Common Reformulation Mistake: Treating Hair Like Skin
Many silicone-free hair formulations fail because they apply skin-care emollient logic to hair. However, materials that absorb into skin often weigh hair down or increase drag.
Triglycerides and heavy esters can collapse volume and reduce slip. Therefore, hair care alternatives must prioritize surface lubrication over penetration.
Breaking Silicone Hair Performance Into Functions
Detangling and Slip
Silicones reduce friction along the cuticle surface, allowing combs to pass with less resistance.

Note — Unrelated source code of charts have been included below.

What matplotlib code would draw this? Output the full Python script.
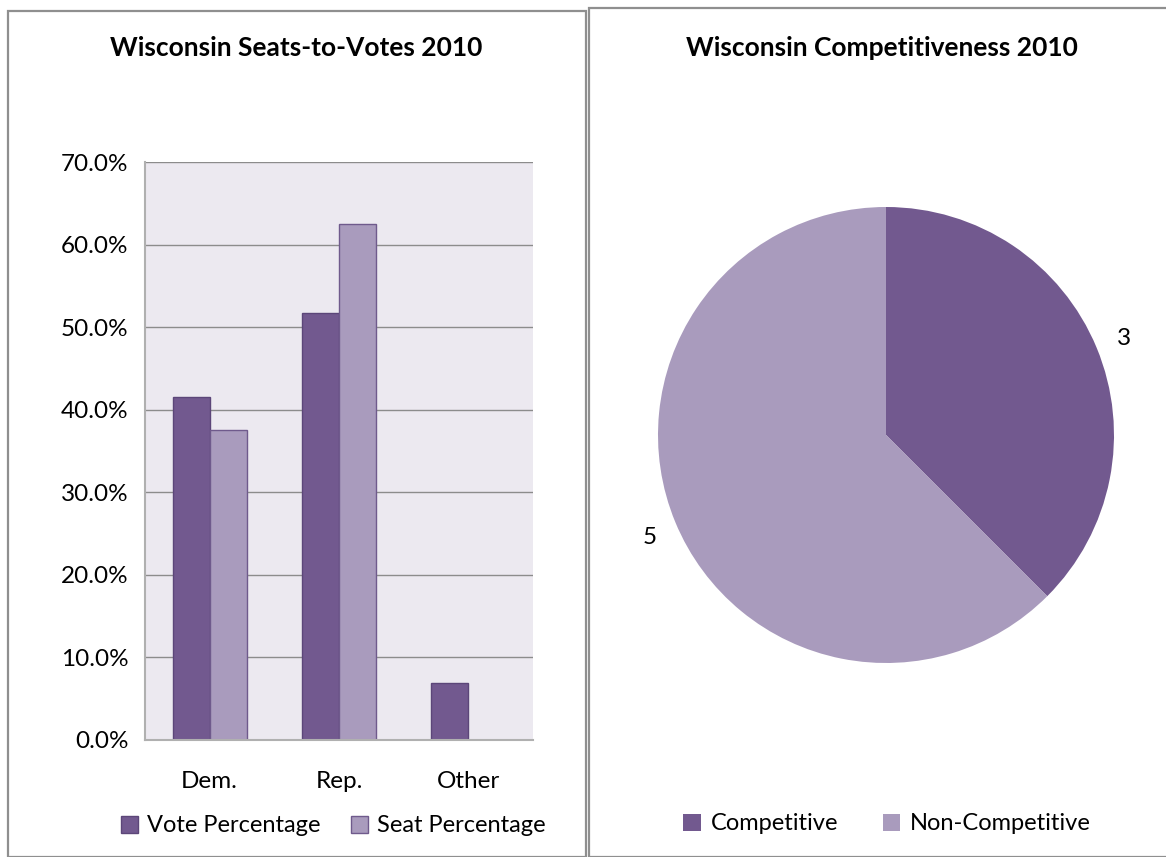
import numpy as np, matplotlib; matplotlib.use("Agg")
import matplotlib.pyplot as plt
from matplotlib.patches import Rectangle, Patch

plt.rcParams["font.family"] = ["Lato", "DejaVu Sans"]

# data
parties = ["Dem.", "Rep.", "Other"]
vote_pct = [41.5, 51.7, 6.9]
seat_pct = [37.5, 62.5, 0.0]
pie_labels = ["Competitive", "Non-Competitive"]
pie_counts = [3, 5]

dark = "#72598f"; light = "#a99bbd"
edge_dark = "#5c4679"; edge_light = "#6f5a8c"
W, H = 1166, 857
fs = 17.5
fig = plt.figure(figsize=(W/100, H/100), dpi=100)

# panel frames
fig.patches.append(Rectangle((8/W, 0), (586-8)/W, (H-11)/H, transform=fig.transFigure,
                             fill=False, ec="#8f8f8f", lw=1.6))
fig.patches.append(Rectangle((589/W, 0), (W+10-589)/W, (H-8)/H, transform=fig.transFigure,
                             fill=False, ec="#8f8f8f", lw=1.6))

# bar chart
ax = fig.add_axes([145/W, 1-740/H, (533-145)/W, (740-162)/H])
ax.set_facecolor("#ece9f0")
x = np.arange(len(parties))
bw = 1/3.5
ax.bar(x - bw/2, vote_pct, bw, color=dark, ec=edge_dark, lw=1, zorder=3, label="Vote Percentage")
ax.bar(x + bw/2, seat_pct, bw, color=light, ec=edge_light, lw=1, zorder=3, label="Seat Percentage")
ax.set_xlim(-0.5, 2.5); ax.set_ylim(0, 70)
ax.set_yticks(np.arange(0, 71, 10))
ax.set_yticklabels([f"{v:.1f}%" for v in np.arange(0, 71, 10)], fontsize=fs)
ax.set_xticks(x); ax.set_xticklabels(parties, fontsize=fs)
ax.tick_params(length=0, pad=12)
ax.tick_params(axis="x", pad=22)
ax.grid(axis="y", color="#8c8c8c", lw=1, zorder=1)
for s in ["top", "right"]:
    ax.spines[s].set_visible(False)
for s in ["left", "bottom"]:
    ax.spines[s].set_color("#b0b0b0"); ax.spines[s].set_linewidth(1.5)
ax.spines["left"].set_zorder(4); ax.spines["bottom"].set_zorder(4)
fig.text(296/W, 1-48/H, "Wisconsin Seats-to-Votes 2010", ha="center", va="center",
         fontsize=19, fontweight="bold")
fig.legend(handles=[Patch(fc=dark, ec=edge_dark), Patch(fc=light, ec=edge_light)],
           labels=["Vote Percentage", "Seat Percentage"], loc="center",
           bbox_to_anchor=(333/W, 1-826/H), ncol=2, frameon=False, fontsize=17,
           handlelength=0.75, handleheight=0.75, handletextpad=0.35, columnspacing=1.3)

# pie chart
R = 228
pax = fig.add_axes([(886-R)/W, 1-(435+R)/H, 2*R/W, 2*R/H])
wedges, _ = pax.pie(pie_counts, colors=[dark, light], startangle=90, counterclock=False,
                    radius=1, wedgeprops=dict(lw=0))
pax.set_xlim(-1, 1); pax.set_ylim(-1, 1); pax.set_aspect("auto")
fig.text(1124/W, 1-338/H, str(pie_counts[0]), ha="center", va="center", fontsize=fs)
fig.text(650/W, 1-537/H, str(pie_counts[1]), ha="center", va="center", fontsize=fs)
fig.text(882/W, 1-48/H, "Wisconsin Competitiveness 2010", ha="center", va="center",
         fontsize=19, fontweight="bold")
fig.legend(handles=[Patch(fc=dark), Patch(fc=light)], labels=pie_labels, loc="center",
           bbox_to_anchor=(887/W, 1-824/H), ncol=2, frameon=False, fontsize=17,
           handlelength=0.75, handleheight=0.75, handletextpad=0.4, columnspacing=1.9)

fig.savefig("out.png", dpi=100)
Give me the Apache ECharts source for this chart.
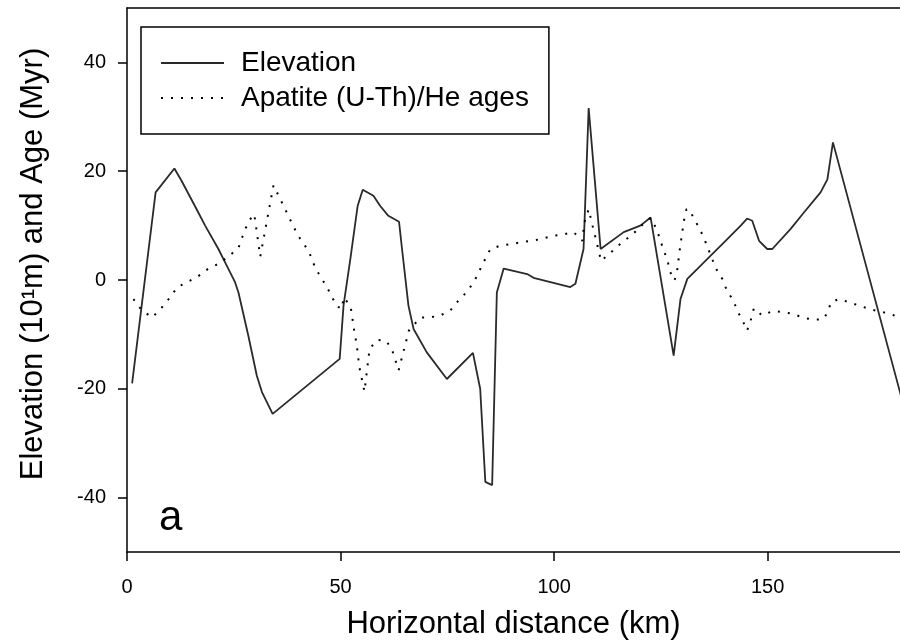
<!DOCTYPE html>
<html>
<head>
<meta charset="utf-8">
<script src="https://cdn.jsdelivr.net/npm/echarts@6/dist/echarts.min.js"></script>
<style>html,body{margin:0;padding:0;background:#fff}#c{width:900px;height:643px}</style>
</head>
<body>
<div id="c"></div>
<script>
// Elevation profile (10^1 m) vs horizontal distance (km)
var elevX = [1.2, 6.7, 11.1, 12.8, 16.3, 18.3, 21.4, 23.0, 25.3, 26.1, 28.4, 30.4, 31.6, 34.1, 49.8, 50.7, 52.3, 54.0, 55.2, 57.7, 59.3, 61.2, 63.7, 64.4, 65.9, 67.1, 70.2, 74.9, 81.0, 82.7, 83.9, 85.5, 86.6, 88.2, 93.7, 95.2, 103.8, 105.0, 106.9, 108.1, 110.9, 116.3, 120.2, 122.6, 128.0, 129.6, 131.2, 133.5, 135.9, 139.8, 143.7, 145.2, 146.4, 148.0, 149.9, 151.1, 155.4, 158.5, 162.4, 164.0, 165.3, 181.2];
var elevY = [-19.0, 16.1, 20.5, 18.2, 13.0, 10.0, 5.7, 3.2, -0.4, -2.3, -10.2, -17.6, -20.6, -24.6, -14.5, -4.7, 3.9, 13.6, 16.6, 15.5, 13.6, 11.8, 10.7, 5.7, -4.7, -9.0, -13.3, -18.2, -13.4, -20.0, -37.1, -37.7, -2.3, 2.1, 1.1, 0.4, -1.3, -0.7, 5.7, 31.6, 5.7, 8.8, 10.0, 11.5, -13.9, -3.5, 0.2, 2.0, 3.9, 6.9, 10.0, 11.3, 10.9, 7.2, 5.7, 5.7, 9.4, 12.4, 16.1, 18.5, 25.3, -21.2];
// Apatite (U-Th)/He ages (Myr)
var ageX = [1.5, 3.4, 5.9, 8.1, 10.1, 11.8, 14.1, 16.7, 18.9, 21.2, 23.6, 26.1, 26.9, 27.9, 29.1, 29.8, 31.2, 34.3, 36.5, 37.6, 38.8, 40.2, 41.7, 42.9, 43.9, 45.2, 46.6, 47.8, 49.1, 50.3, 50.7, 52.3, 52.7, 53.0, 53.8, 54.4, 55.6, 56.8, 58.5, 60.7, 62.0, 63.6, 66.0, 68.7, 70.8, 73.4, 75.7, 77.6, 79.8, 81.6, 82.7, 83.9, 85.1, 87.4, 89.8, 92.1, 94.5, 96.8, 99.5, 102.3, 104.6, 106.6, 107.1, 108.1, 109.3, 109.9, 111.0, 113.2, 115.9, 118.4, 120.6, 122.6, 124.1, 124.9, 125.7, 126.6, 127.1, 128.2, 128.8, 129.4, 130.4, 131.0, 131.6, 132.7, 134.1, 135.2, 136.1, 137.0, 138.0, 139.4, 140.5, 142.0, 143.0, 144.2, 145.1, 145.8, 146.4, 146.8, 148.7, 151.2, 153.6, 155.8, 158.3, 160.6, 163.0, 164.2, 164.8, 166.7, 169.2, 171.4, 173.7, 176.3, 178.7, 180.8];
var ageY = [-3.5, -5.5, -6.9, -5.1, -3.2, -1.3, -0.4, 0.7, 2.0, 2.9, 4.2, 5.9, 7.7, 9.7, 11.5, 12.1, 4.3, 17.4, 13.9, 12.1, 10.1, 8.0, 6.3, 4.6, 2.6, 0.7, -1.0, -2.8, -4.8, -5.3, -3.2, -4.7, -6.5, -8.4, -12.0, -16.0, -20.5, -12.7, -11.0, -11.2, -12.7, -16.6, -9.3, -6.9, -6.9, -6.5, -5.6, -3.8, -2.0, 0.2, 2.0, 3.9, 5.7, 6.3, 6.6, 6.9, 7.2, 7.5, 8.1, 8.4, 8.8, 7.2, 10.6, 13.0, 9.0, 7.2, 3.5, 5.0, 6.9, 8.4, 10.1, 11.4, 9.2, 7.2, 5.4, 3.5, 1.6, -0.1, 1.6, 5.4, 10.9, 13.0, 13.0, 11.4, 9.4, 7.5, 5.7, 3.9, 2.0, 0.2, -2.0, -3.8, -5.8, -7.5, -9.3, -8.3, -6.2, -5.2, -6.5, -5.7, -5.9, -6.2, -6.9, -7.3, -7.2, -5.8, -4.1, -3.5, -4.1, -4.7, -5.3, -5.8, -6.2, -6.9];
var xTicks = [0, 50, 100, 150];
var yTicks = [-40, -20, 0, 20, 40];
var seriesNames = ['Elevation', 'Apatite (U-Th)/He ages'];
var xTitle = 'Horizontal distance (km)';
var yTitle = 'Elevation (10\u00B9m) and Age (Myr)';
var panelLabel = 'a';

function pairs(xs, ys) { return xs.map(function (x, i) { return [x, ys[i]]; }); }

var FONT = '"Liberation Sans", Arial, sans-serif';
var chart = echarts.init(document.getElementById('c'), null, {renderer: 'canvas'});
chart.setOption({
  animation: false,
  backgroundColor: '#fff',
  grid: {left: 127, right: 0, top: 8, bottom: 91, containLabel: false, outerBoundsMode: 'none'},
  xAxis: [{
    type: 'value', min: 0, max: 181,
    axisLine: {show: true, onZero: false, lineStyle: {color: '#000', width: 1.5}},
    axisTick: {show: true, length: 9, inside: false, customValues: xTicks, lineStyle: {color: '#000', width: 1.5}},
    axisLabel: {customValues: xTicks, fontFamily: FONT, fontSize: 20, color: '#000', margin: 25},
    splitLine: {show: false},
    name: xTitle, nameLocation: 'middle', nameGap: 57,
    nameTextStyle: {fontFamily: FONT, fontSize: 31, color: '#000'}
  }, {
    type: 'value', position: 'top', min: 0, max: 181,
    axisLine: {show: true, onZero: false, lineStyle: {color: '#000', width: 1.5}},
    axisTick: {show: false}, axisLabel: {show: false}, splitLine: {show: false}
  }],
  yAxis: {
    type: 'value', min: -50, max: 50,
    axisLine: {show: true, onZero: false, lineStyle: {color: '#000', width: 1.5}},
    axisTick: {show: true, length: 9, customValues: yTicks, lineStyle: {color: '#000', width: 1.5}},
    axisLabel: {customValues: yTicks, fontFamily: FONT, fontSize: 20, color: '#000', margin: 21},
    splitLine: {show: false}
  },
  legend: {
    orient: 'vertical', left: 141, top: 27,
    data: seriesNames,
    itemWidth: 63, itemHeight: 14, itemGap: 7,
    padding: [22, 20, 22, 19],
    borderColor: '#000', borderWidth: 1.5, borderRadius: 0,
    itemStyle: {opacity: 0},
    textStyle: {fontFamily: FONT, fontSize: 28, lineHeight: 28, color: '#000', padding: [0, 0, 0, 12]},
    selectedMode: false
  },
  graphic: [{
    type: 'text', x: 33, y: 264, rotation: Math.PI / 2,
    style: {text: yTitle, font: '31px ' + FONT, fill: '#000', align: 'center', verticalAlign: 'middle'}
  }, {
    type: 'text', x: 159, y: 518,
    style: {text: panelLabel, font: '42px ' + FONT, fill: '#000', align: 'left', verticalAlign: 'middle'}
  }],
  series: [{
    name: seriesNames[0], type: 'line', data: pairs(elevX, elevY),
    showSymbol: false, symbol: 'none',
    lineStyle: {color: '#2a2a2a', width: 1.8, type: 'solid'},
    itemStyle: {color: '#2a2a2a'}
  }, {
    name: seriesNames[1], type: 'line', data: pairs(ageX, ageY),
    showSymbol: false, symbol: 'none',
    lineStyle: {color: '#000', width: 2, type: [2, 8]},
    itemStyle: {color: '#000'}
  }]
});
</script>
</body>
</html>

Conditioning and Smoothness
By coating damaged cuticles, silicones smooth surface irregularities and improve tactile uniformity.
Anti-Static Control
Silicones reduce electrostatic charge buildup, helping control flyaways and frizz.
Weight Management
Properly selected silicones provide lubrication without excessive mass, preserving movement and volume.
Categories of Silicone Alternatives for Hair Care
Cationic Polymers
Cationic polymers bind electrostatically to negatively charged hair fibers. As a result, they improve combability and reduce static.
Lightweight Esters and Bio-Alkanes
Low-viscosity esters and bio-alkanes provide surface slip. However, dosing must remain controlled to avoid buildup.
Plant-Derived Conditioning Agents
Certain plant-based materials improve smoothness. Nevertheless, many lack durability through rinsing and repeated washing.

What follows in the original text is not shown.